Plus, because last year’s Forever Learning initiative was canceled due to COVID-19, McGuire said he and his colleagues on the alumni association’s Forever Learning task force had a bit of a head start this year. The planning committee was able to incorporate last year’s speakers into the new agenda, scheduling them throughout the month. Looking ahead, McGuire said that he and other members of the committee are thinking of a hybrid experience in 2022, with some events held online and some held in person on campus.

Whether it’s community college, undergraduate or graduate school, or a handful of webinars during Forever Learning Month, McGuire stressed the importance of finding the subject and format that works for you—when it works for you.

“Some students work best with their hands,” he said. “Whatever their gift is, that’s what God has given them. I used to say, ‘If you’re not happy reading Shakespeare, look at a different area of study. Whatever makes you happy, that’s what you have to study.’ And then contribute to society.”

Fordham Five (Plus One)

What are you most passionate about?
Through service, I am most passionate about improving the quality of life of others, whether by listening (empathy), reading to children and adults, providing a meal, or serving as a mentor with Fordham’s Mentoring Program or StreetWise Partners. Currently, my service is in volunteering with some New Yorkers with mental health challenges. Magis.

What’s the best piece of advice you’ve ever received?
The best piece of advice I received was from my Fordham mentor:  The best dissertation is a DONE dissertation.

What’s your favorite place in New York City?

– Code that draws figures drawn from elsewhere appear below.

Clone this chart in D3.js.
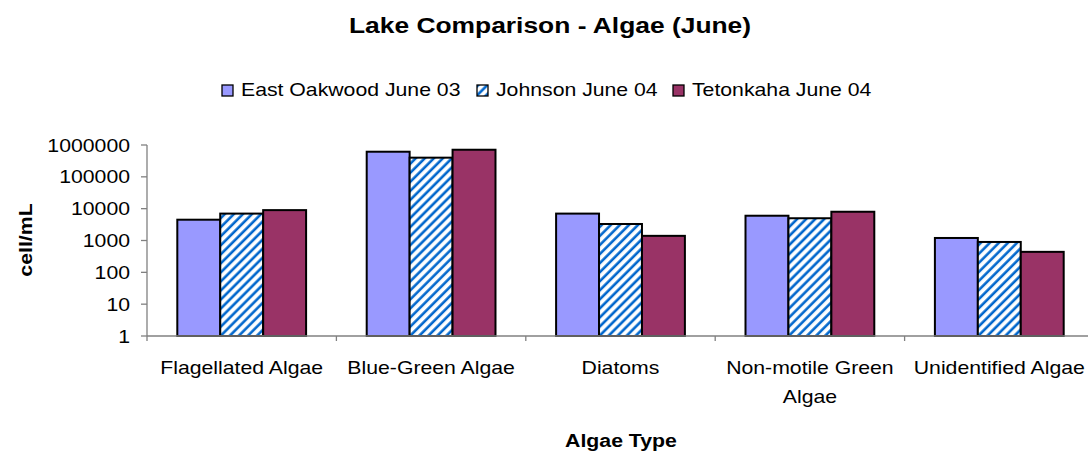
<!DOCTYPE html>
<html>
<head>
<meta charset="utf-8">
<script src="https://cdn.jsdelivr.net/npm/d3@7"></script>
<style>
  body { margin: 0; background: #fff; }
  svg { display: block; font-family: "Liberation Sans", Arial, sans-serif; }
</style>
</head>
<body>
<div class="canvas"></div>
<script>
const categories = ["Flagellated Algae", "Blue-Green Algae", "Diatoms", "Non-motile Green Algae", "Unidentified Algae"];
const seriesNames = ["East Oakwood June 03", "Johnson June 04", "Tetonkaha June 04"];
const eastOakwood = [4500, 615000, 7000, 6000, 1200];
const johnson = [7000, 400000, 3300, 5000, 900];
const tetonkaha = [9000, 710000, 1400, 8000, 440];
const yTicks = [1, 10, 100, 1000, 10000, 100000, 1000000];

const allSeries = [eastOakwood, johnson, tetonkaha];
const fills = ["#9999FF", "url(#stripes)", "#993366"];

const width = 1088, height = 451;
const stretch = 1.18;

const svg = d3.select(".canvas").append("svg")
    .attr("width", width)
    .attr("height", height);

// diagonal stripe pattern for Johnson
const pat = svg.append("defs").append("pattern")
    .attr("id", "stripes")
    .attr("patternUnits", "userSpaceOnUse")
    .attr("width", 6.4)
    .attr("height", 6.4)
    .attr("patternTransform", "rotate(45)");
pat.append("rect").attr("width", 6.4).attr("height", 6.4).attr("fill", "#fff");
pat.append("line")
    .attr("x1", 1.6).attr("y1", 0).attr("x2", 1.6).attr("y2", 6.4)
    .attr("stroke", "#0066CC").attr("stroke-width", 2.6);

// stretched text helper (the original renders text wide)
function label(parent, x, y, txt, opts) {
    opts = opts || {};
    const g = parent.append("g")
        .attr("transform", `translate(${x},${y}) ${opts.rotate ? "rotate(" + opts.rotate + ")" : ""} scale(${opts.sx || stretch},1)`);
    return g.append("text")
        .attr("text-anchor", opts.anchor || "middle")
        .attr("font-size", opts.size || 18)
        .attr("font-weight", opts.bold ? "bold" : "normal")
        .attr("fill", "#000")
        .text(txt);
}

const x0 = d3.scaleBand().domain(categories).range([147, 1094]).padding(0);
const x1 = d3.scaleBand().domain(d3.range(seriesNames.length))
    .range([x0.step() * 0.16, x0.step() * 0.84]).padding(0);
const y = d3.scaleLog().domain([1, 1000000]).range([336, 145]);

// title
label(svg, 550, 33, "Lake Comparison - Algae (June)", {size: 22, bold: true, sx: 1.2});

// legend
const legendX = [222, 477, 673];
seriesNames.forEach((name, i) => {
    svg.append("rect")
        .attr("x", legendX[i]).attr("y", 85)
        .attr("width", 11).attr("height", 11)
        .attr("fill", fills[i])
        .attr("stroke", "#000").attr("stroke-width", 1.3);
    label(svg, legendX[i] + 19, 96, name, {anchor: "start", size: 18});
});

// bars
const groups = svg.append("g").selectAll("g")
    .data(categories)
    .enter().append("g")
    .attr("transform", d => `translate(${x0(d)},0)`);

groups.selectAll("rect")
    .data((d, ci) => allSeries.map((s, si) => ({si: si, v: s[ci]})))
    .enter().append("rect")
    .attr("x", d => x1(d.si))
    .attr("width", x1.bandwidth())
    .attr("y", d => y(d.v))
    .attr("height", d => y(1) - y(d.v))
    .attr("fill", d => fills[d.si])
    .attr("stroke", "#000")
    .attr("stroke-width", 2);

// y axis
const axisColor = "#808080";
svg.append("line")
    .attr("x1", 147).attr("x2", 147).attr("y1", y(1000000)).attr("y2", y(1) + 5)
    .attr("stroke", axisColor).attr("stroke-width", 1.3);
yTicks.forEach(t => {
    svg.append("line")
        .attr("x1", 141).attr("x2", 147).attr("y1", y(t)).attr("y2", y(t))
        .attr("stroke", axisColor).attr("stroke-width", 1.3);
    label(svg, 130, y(t) + 6.5, d3.format("d")(t), {anchor: "end", size: 18});
});

// x axis
svg.append("line")
    .attr("x1", 147).attr("x2", width).attr("y1", y(1)).attr("y2", y(1))
    .attr("stroke", axisColor).attr("stroke-width", 1.3);
categories.forEach((c, i) => {
    const bx = x0(c) + x0.step();
    svg.append("line")
        .attr("x1", bx).attr("x2", bx).attr("y1", y(1)).attr("y2", y(1) + 5)
        .attr("stroke", axisColor).attr("stroke-width", 1.3);
});

// category labels (wrap the long one)
categories.forEach(c => {
    const cx = x0(c) + x0.step() / 2;
    const lines = c === "Non-motile Green Algae" ? ["Non-motile Green", "Algae"] : [c];
    lines.forEach((ln, k) => label(svg, cx, 374 + k * 29, ln, {size: 18}));
});

// axis titles
label(svg, 621, 447, "Algae Type", {size: 18.5, bold: true, sx: 1.15});
label(svg, 32, 240, "cell/mL", {size: 18.5, bold: true, sx: 1.15, rotate: -90});
</script>
</body>
</html>
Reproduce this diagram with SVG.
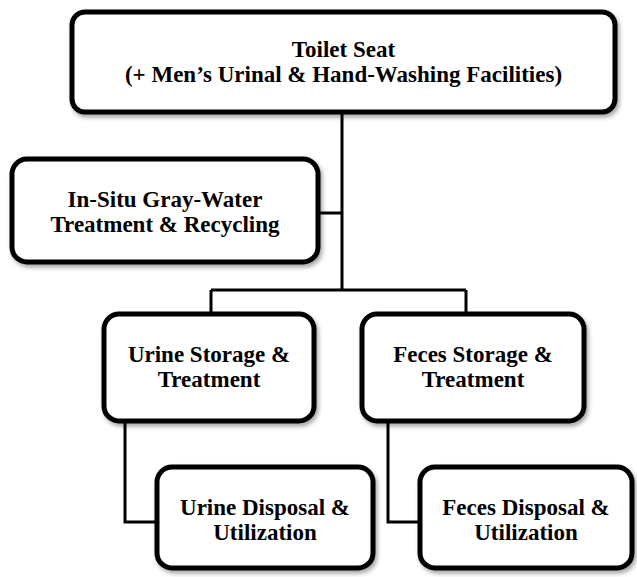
<svg xmlns="http://www.w3.org/2000/svg" width="637" height="577" viewBox="0 0 637 577">
<defs>
<filter id="sh" x="-10%" y="-10%" width="125%" height="130%">
<feDropShadow dx="2" dy="3" stdDeviation="2" flood-color="#000" flood-opacity="0.35"/>
</filter>
<style>
.box{fill:#fff;stroke:#000;stroke-width:5;filter:url(#sh)}
.conn{fill:none;stroke:#000;stroke-width:3}
text{font-family:"Liberation Serif","Times New Roman",serif;font-weight:bold;font-size:23px;text-anchor:middle;fill:#000}
</style>
</defs>
<rect width="637" height="577" fill="#fff"/>
<g id="connectors">
<path class="conn" d="M342 112 V290 M318 213 H342 M211 290 H466 M211 290 V314 M466 290 V314 M125 421 V522 H157 M388 421 V522 H420"/>
</g>
<g id="toilet">
<rect class="box" x="72" y="12" width="543" height="100" rx="13"/>
<text x="343.5" y="57">Toilet Seat</text>
<text x="343.5" y="82">(+ Men’s Urinal &amp; Hand-Washing Facilities)</text>
</g>
<g id="graywater">
<rect class="box" x="12" y="159" width="306" height="103" rx="15"/>
<text x="165" y="207">In-Situ Gray-Water</text>
<text x="165" y="232">Treatment &amp; Recycling</text>
</g>
<g id="urine-storage">
<rect class="box" x="104" y="314" width="210" height="107" rx="15"/>
<text x="209" y="362">Urine Storage &amp;</text>
<text x="209" y="387">Treatment</text>
</g>
<g id="feces-storage">
<rect class="box" x="362" y="314" width="222" height="107" rx="15"/>
<text x="473" y="362">Feces Storage &amp;</text>
<text x="473" y="387">Treatment</text>
</g>
<g id="urine-disposal">
<rect class="box" x="157" y="467" width="216" height="101" rx="15"/>
<text x="265" y="515">Urine Disposal &amp;</text>
<text x="265" y="540">Utilization</text>
</g>
<g id="feces-disposal">
<rect class="box" x="420" y="467" width="212" height="101" rx="15"/>
<text x="526" y="515">Feces Disposal &amp;</text>
<text x="526" y="540">Utilization</text>
</g>
</svg>
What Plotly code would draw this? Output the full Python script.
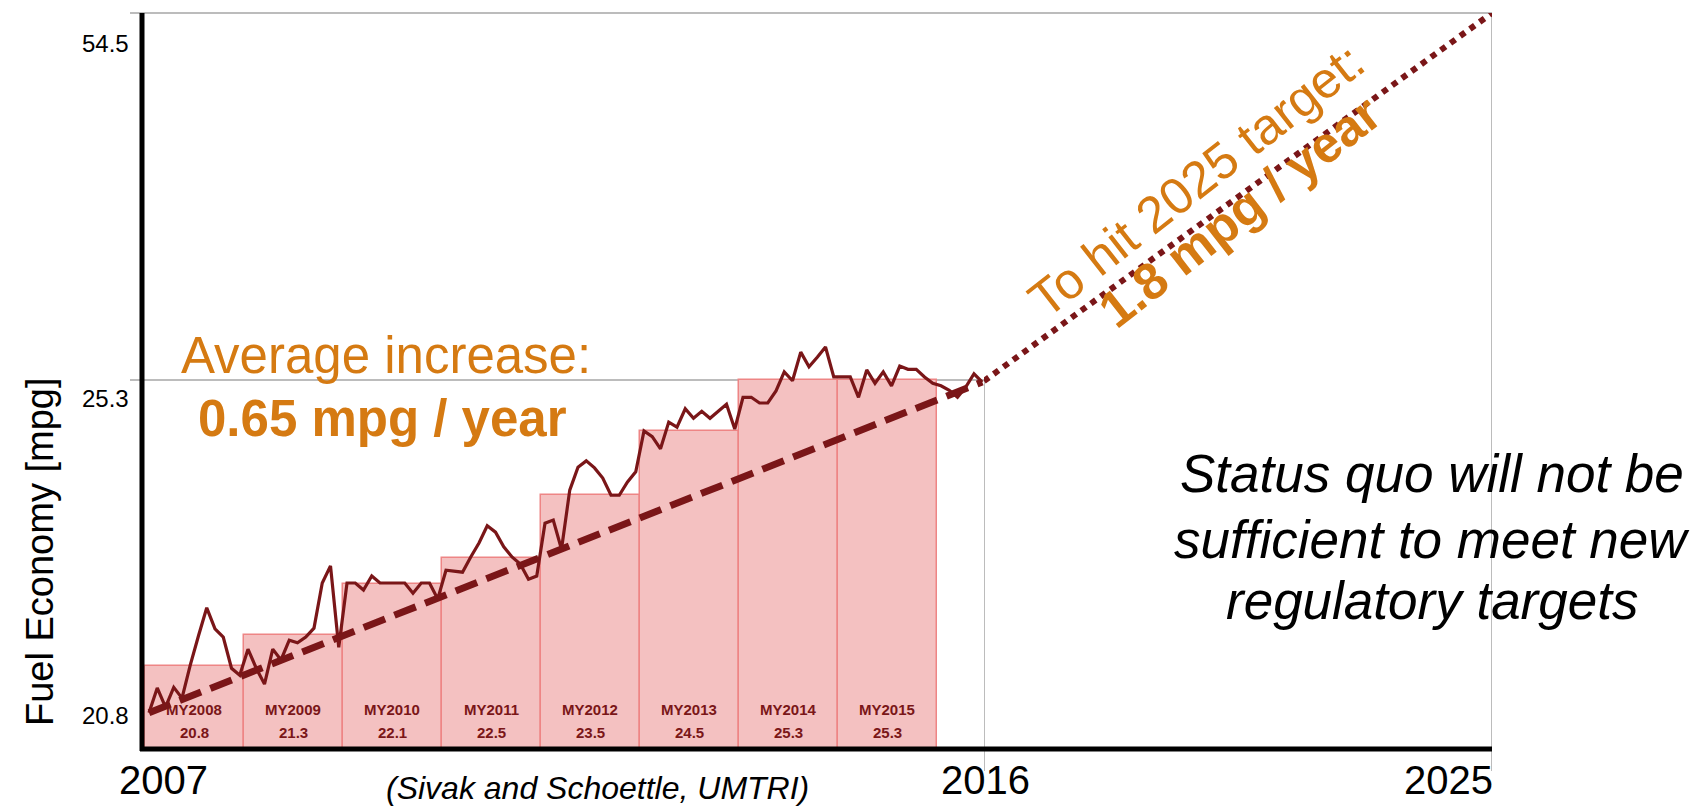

In the world?
My favorite place in New York City is relaxing in Central Park with a good cup of NYC coffee.

Name a book that has had a lasting influence on you.
The published book that has had the most significant influence in my life—spiritually and professionally as a teacher of religion and theology—is Jesus Before Christianity, written by Albert Nolan, OP. Nolan’s writing has empowered me to continue serving others.

Who is the Fordham grad or professor you admire most?
Two former GRE faculty members who have helped shape my personal and professional life, rooted in the ethic of care and spirituality, are John Shea (the interface of religion and psychology) and Maria Harris, Ed.D., (children before God) to think critically about important issues and make sound moral-ethical decisions.

What are you optimistic about?
I am most optimistic about teaching and mentoring individuals of the next generations, who will have a strong foundation of ethical principles and a deep commitment to serving others.